## Instruction
Copy out the listing in full, exactly as written, but not its pictures.

[Extracted data entries]
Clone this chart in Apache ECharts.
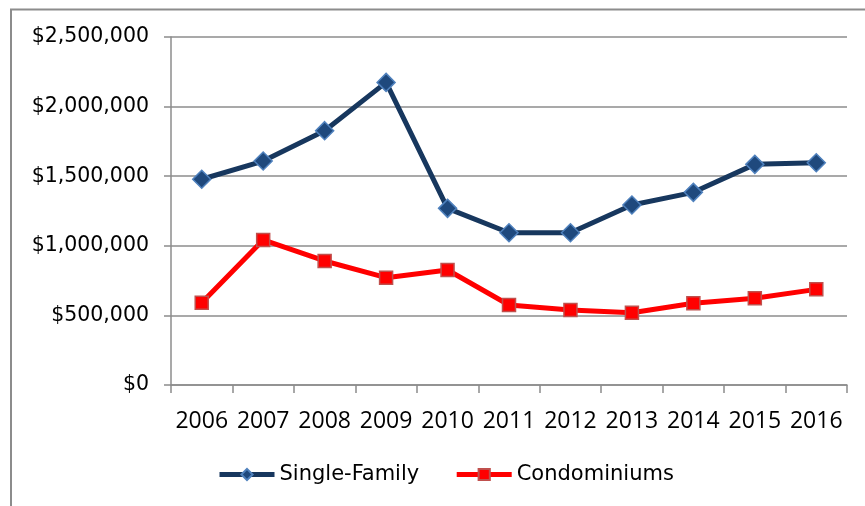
<!DOCTYPE html>
<html>
<head>
<meta charset="utf-8">
<script src="https://cdn.jsdelivr.net/npm/echarts@6/dist/echarts.min.js"></script>
<style>
html,body{margin:0;padding:0;background:#fff;}
#chart{width:865px;height:506px;}
</style>
</head>
<body>
<div id="chart"></div>
<script>
const years = ['2006','2007','2008','2009','2010','2011','2012','2013','2014','2015','2016'];
const singleFamily = [1478000, 1609000, 1827000, 2174000, 1269000, 1094000, 1094000, 1293000, 1384000, 1585000, 1597000];
const condominiums = [591000, 1042000, 891000, 771000, 826000, 575000, 539000, 519000, 587000, 623000, 687000];
const yTicks = [0, 500000, 1000000, 1500000, 2000000, 2500000];

const chart = echarts.init(document.getElementById('chart'), null, {renderer: 'canvas'});
const gray = '#8c8c8c';
chart.setOption({
  animation: false,
  backgroundColor: '#fff',
  graphic: [{
    type: 'rect', left: 8.5, top: 7, silent: true,
    shape: {x: 0, y: 0, width: 900, height: 600},
    style: {fill: 'none', stroke: gray, lineWidth: 2}
  }],
  grid: {left: 171, right: 18, top: 37, bottom: 121, containLabel: false},
  legend: {
    left: 217, top: 464, padding: 0,
    itemWidth: 55, itemHeight: 14, itemGap: 35,
    textStyle: {fontFamily: 'DejaVu Sans', fontSize: 21, color: '#000'},
    lineStyle: {width: 5},
    data: ['Single-Family', 'Condominiums']
  },
  xAxis: {
    type: 'category', data: years, boundaryGap: true,
    axisLine: {lineStyle: {color: gray, width: 1.5}},
    axisTick: {show: true, length: 8, lineStyle: {color: gray, width: 1.5}},
    axisLabel: {fontFamily: 'Open Sans', fontSize: 23, color: '#000', margin: 25, interval: 0},
    splitLine: {show: false}
  },
  yAxis: {
    type: 'value', min: yTicks[0], max: yTicks[yTicks.length - 1], interval: yTicks[1] - yTicks[0],
    axisLine: {show: true, lineStyle: {color: gray, width: 1.5}},
    axisTick: {show: true, length: 7, lineStyle: {color: gray, width: 1.5}},
    axisLabel: {
      fontFamily: 'DejaVu Sans', fontSize: 20.5, color: '#000', margin: 22,
      formatter: v => '$' + v.toLocaleString('en-US')
    },
    splitLine: {show: true, lineStyle: {color: gray, width: 1.5}}
  },
  series: [{
    name: 'Single-Family', type: 'line', data: singleFamily,
    symbol: 'diamond', symbolSize: 18,
    lineStyle: {color: '#17375e', width: 5},
    itemStyle: {color: '#1f497d', borderColor: '#4f81bd', borderWidth: 1.5},
    z: 3
  }, {
    name: 'Condominiums', type: 'line', data: condominiums,
    symbol: 'rect', symbolSize: 13,
    lineStyle: {color: '#ff0000', width: 5},
    itemStyle: {color: '#ff0000', borderColor: '#c0504d', borderWidth: 1.5},
    z: 2
  }]
});
</script>
</body>
</html>
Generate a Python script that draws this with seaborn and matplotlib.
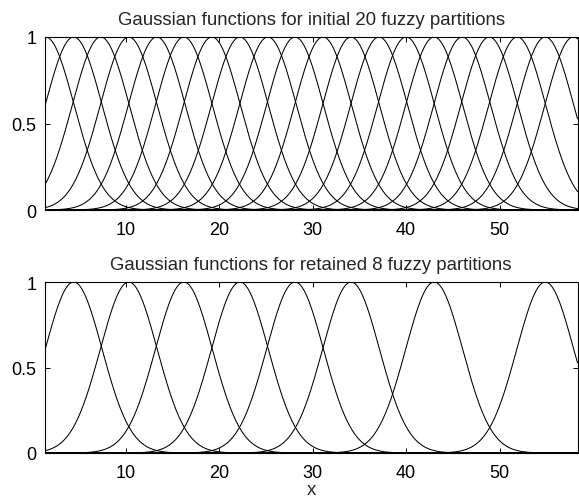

## Solution below
Clone this chart in Apache ECharts.
<!DOCTYPE html>
<html>
<head>
<meta charset="utf-8">
<script src="https://cdn.jsdelivr.net/npm/echarts@6/dist/echarts.min.js"></script>
<style>
html,body{margin:0;padding:0;background:#fff;}
#chart{width:865px;height:506px;}
</style>
</head>
<body>
<div id="chart"></div>
<script>
const years = ['2006','2007','2008','2009','2010','2011','2012','2013','2014','2015','2016'];
const singleFamily = [1478000, 1609000, 1827000, 2174000, 1269000, 1094000, 1094000, 1293000, 1384000, 1585000, 1597000];
const condominiums = [591000, 1042000, 891000, 771000, 826000, 575000, 539000, 519000, 587000, 623000, 687000];
const yTicks = [0, 500000, 1000000, 1500000, 2000000, 2500000];

const chart = echarts.init(document.getElementById('chart'), null, {renderer: 'canvas'});
const gray = '#8c8c8c';
chart.setOption({
  animation: false,
  backgroundColor: '#fff',
  graphic: [{
    type: 'rect', left: 8.5, top: 7, silent: true,
    shape: {x: 0, y: 0, width: 900, height: 600},
    style: {fill: 'none', stroke: gray, lineWidth: 2}
  }],
  grid: {left: 171, right: 18, top: 37, bottom: 121, containLabel: false},
  legend: {
    left: 217, top: 464, padding: 0,
    itemWidth: 55, itemHeight: 14, itemGap: 35,
    textStyle: {fontFamily: 'DejaVu Sans', fontSize: 21, color: '#000'},
    lineStyle: {width: 5},
    data: ['Single-Family', 'Condominiums']
  },
  xAxis: {
    type: 'category', data: years, boundaryGap: true,
    axisLine: {lineStyle: {color: gray, width: 1.5}},
    axisTick: {show: true, length: 8, lineStyle: {color: gray, width: 1.5}},
    axisLabel: {fontFamily: 'Open Sans', fontSize: 23, color: '#000', margin: 25, interval: 0},
    splitLine: {show: false}
  },
  yAxis: {
    type: 'value', min: yTicks[0], max: yTicks[yTicks.length - 1], interval: yTicks[1] - yTicks[0],
    axisLine: {show: true, lineStyle: {color: gray, width: 1.5}},
    axisTick: {show: true, length: 7, lineStyle: {color: gray, width: 1.5}},
    axisLabel: {
      fontFamily: 'DejaVu Sans', fontSize: 20.5, color: '#000', margin: 22,
      formatter: v => '$' + v.toLocaleString('en-US')
    },
    splitLine: {show: true, lineStyle: {color: gray, width: 1.5}}
  },
  series: [{
    name: 'Single-Family', type: 'line', data: singleFamily,
    symbol: 'diamond', symbolSize: 18,
    lineStyle: {color: '#17375e', width: 5},
    itemStyle: {color: '#1f497d', borderColor: '#4f81bd', borderWidth: 1.5},
    z: 3
  }, {
    name: 'Condominiums', type: 'line', data: condominiums,
    symbol: 'rect', symbolSize: 13,
    lineStyle: {color: '#ff0000', width: 5},
    itemStyle: {color: '#ff0000', borderColor: '#c0504d', borderWidth: 1.5},
    z: 2
  }]
});
</script>
</body>
</html>
Generate a Python script that draws this with seaborn and matplotlib.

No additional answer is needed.